The trailer for Spike Lee’s new film.

Clocking in at a lengthy two hours and 35 minutes Mr. Lee, who needed a stronger editor here, chronicles a mission of patriots who only want what’s due them for their 400 years of blood-filled tears as warriors in a war machine that discards them as cannon-fodder. This assembly line slaughter of Black soldiers (disproportionately) in Vietnam is a vicious systemic cycle that American white male political leaders don’t have the courage to fight themselves. Footage of LBJ (“I shall not seek the nomination of the Democratic Party”) in 1968 after his own Gulf Of Tonkin lie four years earlier, of Nixon who kept Vietnam going (“I shall resign the presidency effective noon tomorrow”) in 1974, and one film character’s reference to “Agent Bone Spurs” points directly at Trump, who like predecessors is only too eager to generate low intensity warfare that makes Black men cannon fodder in order to remain in power.

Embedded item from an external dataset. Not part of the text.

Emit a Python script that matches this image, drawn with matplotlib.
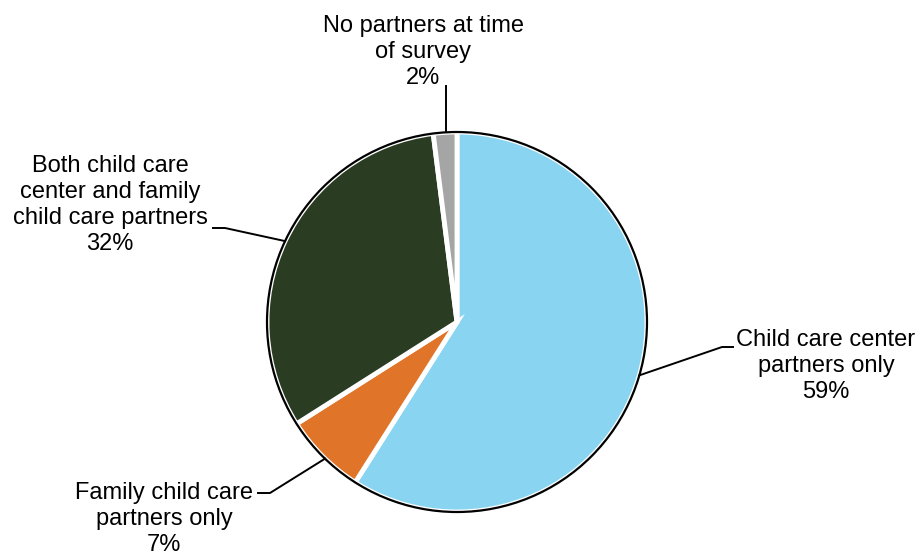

The timeliness of “Da 5 Bloods” to the recent events around George Floyd’s murder, protests and Trump’s politicizing of both couldn’t be more timely. Still the U.S. war machine roars on internally and externally, and so, against hundreds of years of violence in the U.S., do Black lives. The forty acres and a mule that is Mr. Lee’s company namesake that was promised Black people still awaits, even with the prescipice of major change that the U.S. is witnessing right now. The men of Mr. Lee’s film aren’t struggling for their moral center. They know what that center is and they are reacting to oppressive systemic pressures and realities. The appeal for morality and humanity is directed at those we don’t see at all in the film’s fictional moments: the U.S. government.

With: Isiah Whitlock Jr., Clarke Peters, Norm Lewis, Melanie Thierry, Paul Walter Hauser, Jasper Paakkonen, Johnny Tri Nguyen, Le Y Lan, Nguyen Ngoc Lam, Sandy Huong Pham.

“Da 5 Bloods” is rated R by the Motion Picture Association Of America for strong violence, grisly images and pervasive language. The film’s running time is two hours and 35 minutes.